St Candida and Holy Cross Church,
Whitchurch Canonicorum
At the village of Whitchurch Canonicorum in south west Dorset, set in a valley about a mile from the sea, is a unique English example of a local saint’s cult. It epitomizes the religious culture of the early Middle Ages and is still a place of pilgrimage.
Even the village’s name gives clues to its link to the saint: broadly translated it means the ‘white church that belongs to the canons’. However, ‘white church’ could be a play on words related to this saint whose relics are still stored in a lead lined coffin in the church’s north transept.
            The saint is known as St Whyte, St Wite, St Witta or St Candida,1 all alluding to the colour white. The church is dedicated to St Candida and Holy Cross and is the only non-urban church in England that retains the original medieval shrine and relics of the saint to which it was dedicated.2 Only Westminster Abbey’s shrine to St Edward the Confessor shares this status. How this saint’s relics survived the wholesale destruction of saints’ tombs and cults effected during the English Reformation is not known.
            Little is known about St Wite although evidence from 1900 when the tomb -marked in Latin with ‘Here rest the remains of St Wite’ - was opened for church repairs indicates that St Wite was a small woman aged around forty, probably a West Saxon who may have been killed during a Viking raid in 831 at nearby Charmouth.3
St Candida/Wite's tomb is above a foramina
The Oxford Dictionary of Saints offers three versions of the saint’s identity: A West Saxon woman; a Welsh saint whose relics were given to the church by King Athelstan (d. 939); and a monk, a martyred companion of the missionary St Boniface, whose remains were translated from Germany back to Dorset.4 Locally, there is speculation that Wite was a virgin hermit or anchoress and her hermitage was close to the current site of the church, which was built on the site of a previous church in the late twelfth century.5
The site is recorded as being given by King Alfred (d. 899) to his youngest son Ethelwald in 881 with the Anglo-Saxon name of Hwitancircian (Whitechurch) which indicates that it was already established as a place of worship.
Although Whyte or Wite was the church’s original dedication, it changed to Candida, occasionally varied with White, sometime between 1200 and the early sixteenth century. During the fifteenth century, the dedication of Holy Cross was added.6
            No Vitae (Life) was written about St Wite or has survived, but her relics are mentioned in much later writings of William Worcester (fifteenth century) and the Jesuit John Gerard (sixteenth century)7 indicating that the cult continued long after her death.

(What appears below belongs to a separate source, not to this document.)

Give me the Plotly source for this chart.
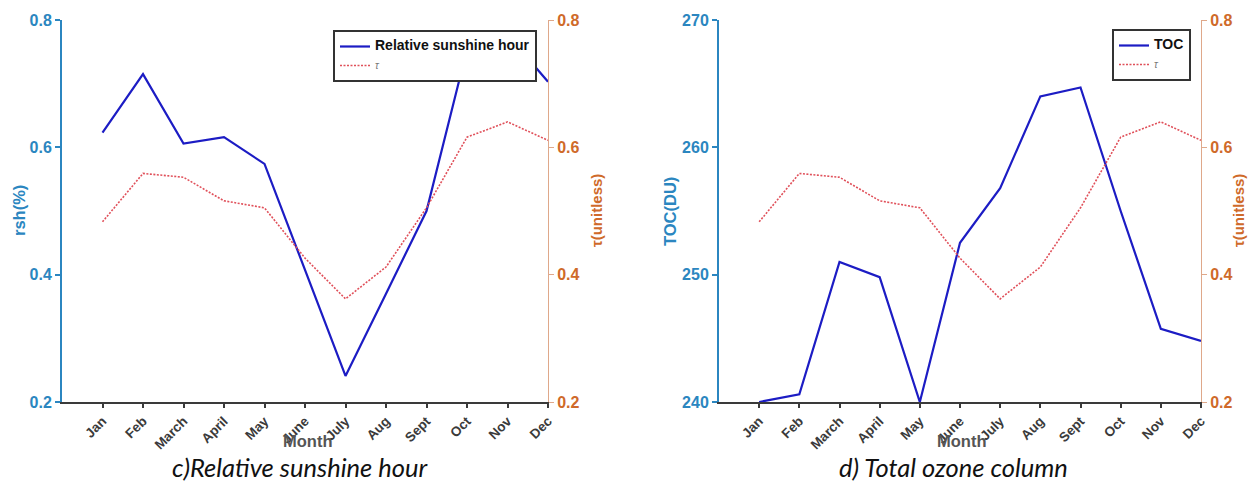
import plotly.graph_objects as go

months = ["Jan", "Feb", "March", "April", "May", "June", "July", "Aug", "Sept", "Oct", "Nov", "Dec"]
rsh = [0.623, 0.715, 0.606, 0.616, 0.574, 0.408, 0.241, 0.370, 0.500, 0.754, 0.777, 0.703]
tau = [0.483, 0.559, 0.553, 0.516, 0.505, 0.426, 0.362, 0.412, 0.505, 0.616, 0.640, 0.611]
toc = [240.0, 240.6, 251.0, 249.8, 240.0, 252.5, 256.8, 264.0, 264.7, 255.0, 245.75, 244.8]

xi = list(range(len(months)))

W, H = 1248, 486
BLUE_AX = "#2b86c0"
ORANGE_AX = "#cf6a2a"
ORANGE_LINE = "#dfa88a"
LINE_BLUE = "#1c1cc4"
TAU_RED = "#e0505a"
DARK = "#3a3a3a"
SANS = "Liberation Sans, Arial, sans-serif"

def px(v):
    return v / W

def py(v):
    return 1 - v / H

BIG = "<span style='font-size:14px'><b>%s</b></span>"
TAU_NAME = "<span style='color:#777;font-size:10px'><i>τ</i></span>"

fig = go.Figure()
fig.add_trace(go.Scatter(x=xi, y=rsh, mode="lines", name=BIG % "Relative sunshine hour",
                         line=dict(color=LINE_BLUE, width=2.2), xaxis="x", yaxis="y", legend="legend"))
fig.add_trace(go.Scatter(x=xi, y=tau, mode="lines", name=TAU_NAME,
                         line=dict(color=TAU_RED, width=1.6, dash="2px,1.5px"), xaxis="x", yaxis="y2", legend="legend"))
fig.add_trace(go.Scatter(x=xi, y=toc, mode="lines", name=BIG % "TOC",
                         line=dict(color=LINE_BLUE, width=2.2), xaxis="x2", yaxis="y3", legend="legend2"))
fig.add_trace(go.Scatter(x=xi, y=tau, mode="lines", name=TAU_NAME,
                         line=dict(color=TAU_RED, width=1.6, dash="2px,1.5px"), xaxis="x2", yaxis="y4", legend="legend2"))

tickfont_x = dict(family=SANS, size=13.5, color=DARK, weight="bold")

def xaxis(domain):
    return dict(domain=domain, range=[-1, 11], tickmode="array", tickvals=xi, ticktext=months,
                tickangle=-45, showline=True, linecolor=DARK, linewidth=2, ticks="outside",
                ticklen=4, tickwidth=1.5, tickcolor=DARK, showgrid=False, zeroline=False,
                tickfont=tickfont_x, fixedrange=True, automargin=False)

def yleft(rng, tv, fmt, anchor, dom):
    return dict(domain=dom, range=rng, tickvals=tv, tickformat=fmt, anchor=anchor, side="left",
                showline=True, linecolor=BLUE_AX, linewidth=2, ticks="outside", ticklen=5,
                tickcolor=BLUE_AX, tickwidth=1.5, showgrid=False, zeroline=False, automargin=False,
                fixedrange=True,
                tickfont=dict(family=SANS, size=16, color=BLUE_AX, weight="bold"))

def yright(anchor, overlay):
    return dict(range=[0.2, 0.8], tickvals=[0.2, 0.4, 0.6, 0.8], tickformat=".1f", anchor=anchor,
                overlaying=overlay, side="right", showline=True, linecolor=ORANGE_LINE, linewidth=1,
                ticks="outside", ticklen=5, tickcolor=ORANGE_LINE, showgrid=False, zeroline=False,
                automargin=False, fixedrange=True,
                tickfont=dict(family=SANS, size=16, color=ORANGE_AX, weight="bold"))

ydom = [py(402), py(20)]

legend_common = dict(xanchor="right", yanchor="top", bgcolor="white", bordercolor="#333",
                     borderwidth=2, font=dict(family=SANS, size=10, color="#111"),
                     tracegroupgap=0, itemwidth=30)

fig.update_layout(
    width=W, height=H, autosize=False,
    margin=dict(l=0, r=0, t=0, b=0, pad=0, autoexpand=False),
    paper_bgcolor="white", plot_bgcolor="white",
    xaxis=xaxis([px(62), px(548)]),
    xaxis2=xaxis([px(719), px(1201)]),
    yaxis=yleft([0.2, 0.8], [0.2, 0.4, 0.6, 0.8], ".1f", "x", ydom),
    yaxis2=yright("x", "y"),
    yaxis3=yleft([240, 270], [240, 250, 260, 270], "d", "x2", ydom),
    yaxis4=yright("x2", "y3"),
    legend=dict(x=px(537), y=py(30), **legend_common),
    legend2=dict(x=px(1191), y=py(29), **legend_common),
    showlegend=True,
)

annotations = [
    dict(text="rsh(%)", x=px(19), y=py(211), textangle=-90,
         font=dict(family=SANS, size=16.5, color=BLUE_AX, weight="bold")),
    dict(text="τ(unitless)", x=px(596), y=py(211), textangle=-90,
         font=dict(family=SANS, size=15, color=ORANGE_AX, weight="bold")),
    dict(text="TOC(DU)", x=px(670), y=py(212), textangle=-90,
         font=dict(family=SANS, size=16.5, color=BLUE_AX, weight="bold")),
    dict(text="τ(unitless)", x=px(1238), y=py(211), textangle=-90,
         font=dict(family=SANS, size=15, color=ORANGE_AX, weight="bold")),
    dict(text="Month", x=px(307), y=py(441), font=dict(family=SANS, size=16.5, color="#555", weight="bold")),
    dict(text="Month", x=px(961), y=py(441), font=dict(family=SANS, size=16.5, color="#555", weight="bold")),
    dict(text="<i>c)Relative sunshine hour</i>", x=px(300), y=py(467),
         font=dict(family="Lato, Open Sans, sans-serif", size=25.5, color="#111")),
    dict(text="<i>d) Total ozone column</i>", x=px(954), y=py(467),
         font=dict(family="Lato, Open Sans, sans-serif", size=25.5, color="#111")),
]
for a in annotations:
    a.update(xref="paper", yref="paper", showarrow=False, xanchor="center", yanchor="middle", borderpad=0)
fig.update_layout(annotations=annotations)

fig.write_html("out.html", config={"displayModeBar": False},
               post_script="document.body.style.margin='0';document.body.style.padding='0';"
                           "document.body.style.overflow='hidden';")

Locally, the church became known as the ‘Cathedral of the (Marshwood) Vale’. Pilgrims travelled to Whitchurch by tracks and paths to visit the Purbeck marble-topped tomb placed on a stone base (foramina) with three oval openings into which afflicted body parts were inserted for healing.8
These pious visitors made an important contribution to the local economy and sustained a nearby hostelry, the Shave Cross Inn built in the fourteenth century. After leaving the shrine, pilgrims could travel to the saint’s well at nearby Morcombelake which reputedly cured eye conditions. In late 2017, this author found that pilgrims still visit the tomb to place messages of hope, thanks and prayer into the oval openings, thus continuing a tradition that has lasted a millennium.
Pilgrim's messages in
foramina
            The cult of St Wite/Candida was just one of several hundred, possibly as many as one thousand, saints’ cults to be found in England from the seventh century onwards to the early Tudor period of the sixteenth century. It is an exceptional example of a local cult that would probably have been erased by the English Reformation which obliterated all others except that of the monarchs’ preferred cult of St Edward the Confessor whose shrine area became the royal mausoleum from Henry III onwards.9
It was one of several cults that existed in the south and south-west of England including St Aldhelm (Malmesbury), St Birinus (Dorchester/Winchester), SS Grimbald, Hedde and Swithun (Winchester), St Edward the Martyr (Shaftesbury), St Piran (Cornwall), St Sidwell (Exeter), St Petrock (Bodmin), St Cuthburga (Wimborne), St Edith (Wilton), St Melor (Amesbury), SS Augustine and Dunstan (Canterbury).
            The Dorset cult shared characteristics with the other cults. Pilgrims came to the saint’s tomb to seek intercession with God, both by prayer and physically touching the tomb. Physical access to the tomb was common, unlike modern times. Pilgrimage was an important aspect of religious practices as well as being economically beneficial to the church and its surrounding community.
It is highly probable that the saint’s feast day of 1 June was included in the regional church calendar of festivals and commemoration, and that prayers and liturgy had regular reference to St Whyte/Candida. However, unlike many other saints, there does not appear to have been any hagiographic Vitae written. This may be the reason that there are so many stories about who the saint may have been. Even the gender of Whyte/Candida is still under question, although it seems highly likely from the evidence of the tomb that the saint was female.

References
1.      Farmer, David Hugh. Oxford Dictionary of Saints. Oxford: Oxford University Press, 2011, 447.
2.     Ibid.
3.     Syer, S. G. The Cathedral of the Vale, revised edition. Bridport: Creeds the Printers, 2005, 21.
4.     Farmer, op.cit., 447.
5.     Syer, op. cit., 21
6.     Ibid., 5
7.     Farmer, op. cit., 447.
8.     Syer, op. cit., 21.
9.     Tavinor, Michael. Shrines of the Saints in England and Wales. Norwich: Canterbury Press, 2016, 25.